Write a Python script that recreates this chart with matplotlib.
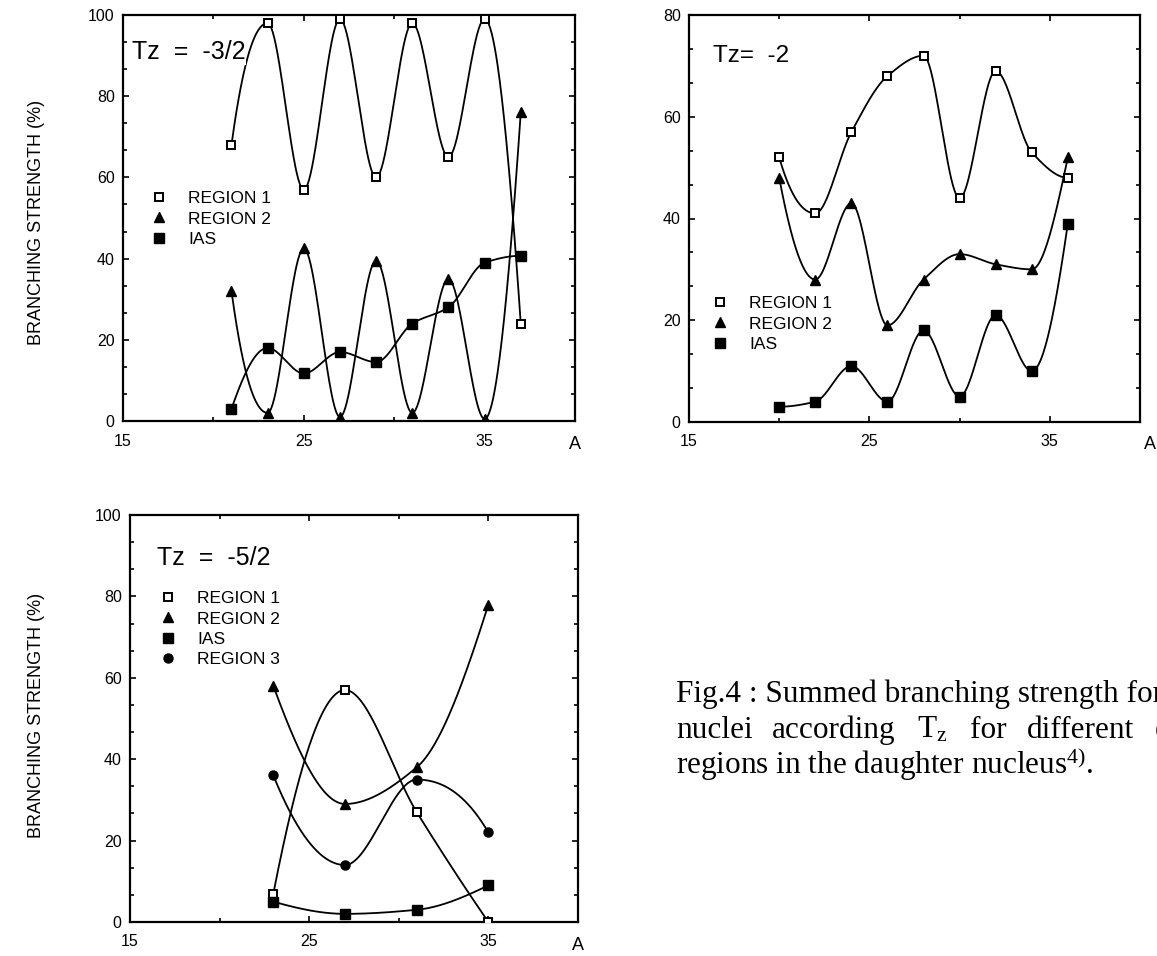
import numpy as np
import matplotlib
matplotlib.use('Agg')
import matplotlib.pyplot as plt
from matplotlib.lines import Line2D
from matplotlib.ticker import AutoMinorLocator

plt.rcParams['font.family'] = ['Liberation Sans', 'DejaVu Sans']
plt.rcParams['mathtext.fontset'] = 'custom'
plt.rcParams['mathtext.rm'] = 'Liberation Serif'
plt.rcParams['mathtext.it'] = 'Liberation Serif:italic'

# ---- data -------------------------------------------------------------
# Panel Tz = -3/2
A_a = [21, 23, 25, 27, 29, 31, 33, 35, 37]
reg1_a = [68, 98, 57, 99, 60, 98, 65, 99, 24]
reg2_a = [32, 2, 42.5, 1, 39.5, 2, 35, 0.5, 76]
ias_a = [3, 18, 11.7, 17, 14.5, 24, 28, 39, 40.7]

# Panel Tz = -2
A_b = [20, 22, 24, 26, 28, 30, 32, 34, 36]
reg1_b = [52, 41, 57, 68, 72, 44, 69, 53, 48]
reg2_b = [48, 28, 43, 19, 28, 33, 31, 30, 52]
ias_b = [3, 4, 11, 4, 18, 5, 21, 10, 39]

# Panel Tz = -5/2
A_c = [23, 27, 31, 35]
reg1_c = [7, 57, 27, 0]
reg2_c = [58, 29, 38, 78]
ias_c = [5, 2, 3, 9]
reg3_c = [36, 14, 35, 22]

xtick_labels = ['15', '25', '35']
W, H = 1157, 956


def pchip(x, y, n=400):
    """Monotone piecewise-cubic (Fritsch-Carlson) smooth curve through the points."""
    x = np.asarray(x, float)
    y = np.asarray(y, float)
    N = len(x)
    h = np.diff(x)
    d = np.diff(y) / h
    m = np.zeros(N)
    for k in range(1, N - 1):
        if d[k - 1] * d[k] <= 0:
            m[k] = 0.0
        else:
            w1 = 2 * h[k] + h[k - 1]
            w2 = h[k] + 2 * h[k - 1]
            m[k] = (w1 + w2) / (w1 / d[k - 1] + w2 / d[k])

    def end(h0, h1, d0, d1):
        s = ((2 * h0 + h1) * d0 - h0 * d1) / (h0 + h1)
        if np.sign(s) != np.sign(d0):
            s = 0.0
        elif np.sign(d0) != np.sign(d1) and abs(s) > abs(3 * d0):
            s = 3 * d0
        return s

    m[0] = end(h[0], h[1], d[0], d[1])
    m[-1] = end(h[-1], h[-2], d[-1], d[-2])
    xs = np.linspace(x[0], x[-1], n)
    idx = np.clip(np.searchsorted(x, xs) - 1, 0, N - 2)
    hh = h[idx]
    t = (xs - x[idx]) / hh
    h00 = 2 * t ** 3 - 3 * t ** 2 + 1
    h10 = t ** 3 - 2 * t ** 2 + t
    h01 = -2 * t ** 3 + 3 * t ** 2
    h11 = t ** 3 - t ** 2
    ys = h00 * y[idx] + h10 * hh * m[idx] + h01 * y[idx + 1] + h11 * hh * m[idx + 1]
    return xs, ys


STY = {
    'REGION 1': dict(marker='s', mfc='white', mec='black', ms=6, mew=1.4),
    'REGION 2': dict(marker='^', mfc='black', mec='black', ms=7, mew=1.0),
    'IAS': dict(marker='s', mfc='black', mec='black', ms=6.5, mew=1.0),
    'REGION 3': dict(marker='o', mfc='black', mec='black', ms=6.5, mew=1.0),
}


def draw(ax, x, y, name):
    xs, ys = pchip(x, y)
    ax.plot(xs, ys, color='black', lw=1.3, zorder=2)
    ax.plot(x, y, ls='none', zorder=3, **STY[name])


def px_axes(l, t, r, b):
    return fig.add_axes([l / W, 1 - b / H, (r - l) / W, (b - t) / H])


def style(ax, ymax):
    ax.set_xlim(15, 40)
    ax.set_ylim(0, ymax)
    ax.set_xticks([15, 25, 35])
    ax.set_xticklabels(xtick_labels)
    ax.xaxis.set_minor_locator(AutoMinorLocator(2))
    ax.set_yticks(np.arange(0, ymax + 1, 20))
    ax.yaxis.set_minor_locator(AutoMinorLocator(3))
    ax.tick_params(which='both', direction='in', top=True, right=True,
                   labelsize=11.5, width=1.2, color='black')
    ax.tick_params(which='major', length=4.5)
    ax.tick_params(which='minor', length=3)
    ax.tick_params(axis='x', pad=9)
    ax.tick_params(axis='y', pad=6)
    for s in ax.spines.values():
        s.set_linewidth(1.6)


def legend(ax, names, x_px, y_px):
    handles = [Line2D([], [], ls='none', **STY[n]) for n in names]
    ax.legend(handles, names, loc='upper left',
              bbox_to_anchor=(x_px / W, 1 - y_px / H),
              bbox_transform=fig.transFigure, frameon=False, fontsize=12.5,
              handlelength=1.0, handletextpad=1.2, labelspacing=0.3,
              borderpad=0, borderaxespad=0)


fig = plt.figure(figsize=(W / 100, H / 100), dpi=100)

# ---- panel Tz = -3/2 ---------------------------------------------------
ax1 = px_axes(123, 15, 575, 421)
style(ax1, 100)
draw(ax1, A_a, reg1_a, 'REGION 1')
draw(ax1, A_a, reg2_a, 'REGION 2')
draw(ax1, A_a, ias_a, 'IAS')
legend(ax1, ['REGION 1', 'REGION 2', 'IAS'], 150, 191)
fig.text(132 / W, 1 - 52 / H, 'Tz  =  -3/2', fontsize=18, ha='left', va='center',
         bbox=dict(facecolor='white', edgecolor='none', pad=0.5), zorder=5)
fig.text(575 / W, 1 - 445 / H, 'A', fontsize=13, ha='center', va='center')
fig.text(37 / W, 1 - 222 / H, 'BRANCHING STRENGTH (%)', rotation=90,
         fontsize=13, ha='center', va='center')

# ---- panel Tz = -2 -----------------------------------------------------
ax2 = px_axes(689, 15, 1140, 422)
style(ax2, 80)
draw(ax2, A_b, reg1_b, 'REGION 1')
draw(ax2, A_b, reg2_b, 'REGION 2')
draw(ax2, A_b, ias_b, 'IAS')
legend(ax2, ['REGION 1', 'REGION 2', 'IAS'], 711, 296)
fig.text(713 / W, 1 - 56 / H, 'Tz=  -2', fontsize=17.5, ha='left', va='center')
fig.text(1150 / W, 1 - 445 / H, 'A', fontsize=13, ha='center', va='center')

# ---- panel Tz = -5/2 ---------------------------------------------------
ax3 = px_axes(130, 515, 578, 922)
style(ax3, 100)
draw(ax3, A_c, reg1_c, 'REGION 1')
draw(ax3, A_c, reg2_c, 'REGION 2')
draw(ax3, A_c, ias_c, 'IAS')
draw(ax3, A_c, reg3_c, 'REGION 3')
legend(ax3, ['REGION 1', 'REGION 2', 'IAS', 'REGION 3'], 159, 591)
fig.text(157 / W, 1 - 558 / H, 'Tz  =  -5/2', fontsize=18, ha='left', va='center')
fig.text(578 / W, 1 - 946 / H, 'A', fontsize=13, ha='center', va='center')
fig.text(37 / W, 1 - 715 / H, 'BRANCHING STRENGTH (%)', rotation=90,
         fontsize=13, ha='center', va='center')

# ---- caption -------------------------------------------------------------
cap = dict(fontsize=22.5, family=['Liberation Serif', 'DejaVu Serif'], va='baseline', ha='left')
fig.text(676 / W, 1 - 702 / H, 'Fig.4 : Summed branching strength for', **cap)
for word, xp in [('nuclei', 676), ('according', 772), (r'T$_{\mathrm{z}}$', 917),
                 ('for', 970), ('different', 1027), ('energy', 1155)]:
    fig.text(xp / W, 1 - 738 / H, word, **cap)
fig.text(676 / W, 1 - 774 / H, r'regions in the daughter nucleus$^{\mathrm{4)}}$.', **cap)

fig.savefig('out.png', dpi=100)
=====
### Problem requirements
Give every line above again exactly, with no pictures.

### Expected output
Write a Python script that recreates this chart with matplotlib.
import numpy as np
import matplotlib
matplotlib.use('Agg')
import matplotlib.pyplot as plt
from matplotlib.lines import Line2D
from matplotlib.ticker import AutoMinorLocator

plt.rcParams['font.family'] = ['Liberation Sans', 'DejaVu Sans']
plt.rcParams['mathtext.fontset'] = 'custom'
plt.rcParams['mathtext.rm'] = 'Liberation Serif'
plt.rcParams['mathtext.it'] = 'Liberation Serif:italic'

# ---- data -------------------------------------------------------------
# Panel Tz = -3/2
A_a = [21, 23, 25, 27, 29, 31, 33, 35, 37]
reg1_a = [68, 98, 57, 99, 60, 98, 65, 99, 24]
reg2_a = [32, 2, 42.5, 1, 39.5, 2, 35, 0.5, 76]
ias_a = [3, 18, 11.7, 17, 14.5, 24, 28, 39, 40.7]

# Panel Tz = -2
A_b = [20, 22, 24, 26, 28, 30, 32, 34, 36]
reg1_b = [52, 41, 57, 68, 72, 44, 69, 53, 48]
reg2_b = [48, 28, 43, 19, 28, 33, 31, 30, 52]
ias_b = [3, 4, 11, 4, 18, 5, 21, 10, 39]

# Panel Tz = -5/2
A_c = [23, 27, 31, 35]
reg1_c = [7, 57, 27, 0]
reg2_c = [58, 29, 38, 78]
ias_c = [5, 2, 3, 9]
reg3_c = [36, 14, 35, 22]

xtick_labels = ['15', '25', '35']
W, H = 1157, 956


def pchip(x, y, n=400):
    """Monotone piecewise-cubic (Fritsch-Carlson) smooth curve through the points."""
    x = np.asarray(x, float)
    y = np.asarray(y, float)
    N = len(x)
    h = np.diff(x)
    d = np.diff(y) / h
    m = np.zeros(N)
    for k in range(1, N - 1):
        if d[k - 1] * d[k] <= 0:
            m[k] = 0.0
        else:
            w1 = 2 * h[k] + h[k - 1]
            w2 = h[k] + 2 * h[k - 1]
            m[k] = (w1 + w2) / (w1 / d[k - 1] + w2 / d[k])

    def end(h0, h1, d0, d1):
        s = ((2 * h0 + h1) * d0 - h0 * d1) / (h0 + h1)
        if np.sign(s) != np.sign(d0):
            s = 0.0
        elif np.sign(d0) != np.sign(d1) and abs(s) > abs(3 * d0):
            s = 3 * d0
        return s

    m[0] = end(h[0], h[1], d[0], d[1])
    m[-1] = end(h[-1], h[-2], d[-1], d[-2])
    xs = np.linspace(x[0], x[-1], n)
    idx = np.clip(np.searchsorted(x, xs) - 1, 0, N - 2)
    hh = h[idx]
    t = (xs - x[idx]) / hh
    h00 = 2 * t ** 3 - 3 * t ** 2 + 1
    h10 = t ** 3 - 2 * t ** 2 + t
    h01 = -2 * t ** 3 + 3 * t ** 2
    h11 = t ** 3 - t ** 2
    ys = h00 * y[idx] + h10 * hh * m[idx] + h01 * y[idx + 1] + h11 * hh * m[idx + 1]
    return xs, ys


STY = {
    'REGION 1': dict(marker='s', mfc='white', mec='black', ms=6, mew=1.4),
    'REGION 2': dict(marker='^', mfc='black', mec='black', ms=7, mew=1.0),
    'IAS': dict(marker='s', mfc='black', mec='black', ms=6.5, mew=1.0),
    'REGION 3': dict(marker='o', mfc='black', mec='black', ms=6.5, mew=1.0),
}


def draw(ax, x, y, name):
    xs, ys = pchip(x, y)
    ax.plot(xs, ys, color='black', lw=1.3, zorder=2)
    ax.plot(x, y, ls='none', zorder=3, **STY[name])


def px_axes(l, t, r, b):
    return fig.add_axes([l / W, 1 - b / H, (r - l) / W, (b - t) / H])


def style(ax, ymax):
    ax.set_xlim(15, 40)
    ax.set_ylim(0, ymax)
    ax.set_xticks([15, 25, 35])
    ax.set_xticklabels(xtick_labels)
    ax.xaxis.set_minor_locator(AutoMinorLocator(2))
    ax.set_yticks(np.arange(0, ymax + 1, 20))
    ax.yaxis.set_minor_locator(AutoMinorLocator(3))
    ax.tick_params(which='both', direction='in', top=True, right=True,
                   labelsize=11.5, width=1.2, color='black')
    ax.tick_params(which='major', length=4.5)
    ax.tick_params(which='minor', length=3)
    ax.tick_params(axis='x', pad=9)
    ax.tick_params(axis='y', pad=6)
    for s in ax.spines.values():
        s.set_linewidth(1.6)


def legend(ax, names, x_px, y_px):
    handles = [Line2D([], [], ls='none', **STY[n]) for n in names]
    ax.legend(handles, names, loc='upper left',
              bbox_to_anchor=(x_px / W, 1 - y_px / H),
              bbox_transform=fig.transFigure, frameon=False, fontsize=12.5,
              handlelength=1.0, handletextpad=1.2, labelspacing=0.3,
              borderpad=0, borderaxespad=0)


fig = plt.figure(figsize=(W / 100, H / 100), dpi=100)

# ---- panel Tz = -3/2 ---------------------------------------------------
ax1 = px_axes(123, 15, 575, 421)
style(ax1, 100)
draw(ax1, A_a, reg1_a, 'REGION 1')
draw(ax1, A_a, reg2_a, 'REGION 2')
draw(ax1, A_a, ias_a, 'IAS')
legend(ax1, ['REGION 1', 'REGION 2', 'IAS'], 150, 191)
fig.text(132 / W, 1 - 52 / H, 'Tz  =  -3/2', fontsize=18, ha='left', va='center',
         bbox=dict(facecolor='white', edgecolor='none', pad=0.5), zorder=5)
fig.text(575 / W, 1 - 445 / H, 'A', fontsize=13, ha='center', va='center')
fig.text(37 / W, 1 - 222 / H, 'BRANCHING STRENGTH (%)', rotation=90,
         fontsize=13, ha='center', va='center')

# ---- panel Tz = -2 -----------------------------------------------------
ax2 = px_axes(689, 15, 1140, 422)
style(ax2, 80)
draw(ax2, A_b, reg1_b, 'REGION 1')
draw(ax2, A_b, reg2_b, 'REGION 2')
draw(ax2, A_b, ias_b, 'IAS')
legend(ax2, ['REGION 1', 'REGION 2', 'IAS'], 711, 296)
fig.text(713 / W, 1 - 56 / H, 'Tz=  -2', fontsize=17.5, ha='left', va='center')
fig.text(1150 / W, 1 - 445 / H, 'A', fontsize=13, ha='center', va='center')

# ---- panel Tz = -5/2 ---------------------------------------------------
ax3 = px_axes(130, 515, 578, 922)
style(ax3, 100)
draw(ax3, A_c, reg1_c, 'REGION 1')
draw(ax3, A_c, reg2_c, 'REGION 2')
draw(ax3, A_c, ias_c, 'IAS')
draw(ax3, A_c, reg3_c, 'REGION 3')
legend(ax3, ['REGION 1', 'REGION 2', 'IAS', 'REGION 3'], 159, 591)
fig.text(157 / W, 1 - 558 / H, 'Tz  =  -5/2', fontsize=18, ha='left', va='center')
fig.text(578 / W, 1 - 946 / H, 'A', fontsize=13, ha='center', va='center')
fig.text(37 / W, 1 - 715 / H, 'BRANCHING STRENGTH (%)', rotation=90,
         fontsize=13, ha='center', va='center')

# ---- caption -------------------------------------------------------------
cap = dict(fontsize=22.5, family=['Liberation Serif', 'DejaVu Serif'], va='baseline', ha='left')
fig.text(676 / W, 1 - 702 / H, 'Fig.4 : Summed branching strength for', **cap)
for word, xp in [('nuclei', 676), ('according', 772), (r'T$_{\mathrm{z}}$', 917),
                 ('for', 970), ('different', 1027), ('energy', 1155)]:
    fig.text(xp / W, 1 - 738 / H, word, **cap)
fig.text(676 / W, 1 - 774 / H, r'regions in the daughter nucleus$^{\mathrm{4)}}$.', **cap)

fig.savefig('out.png', dpi=100)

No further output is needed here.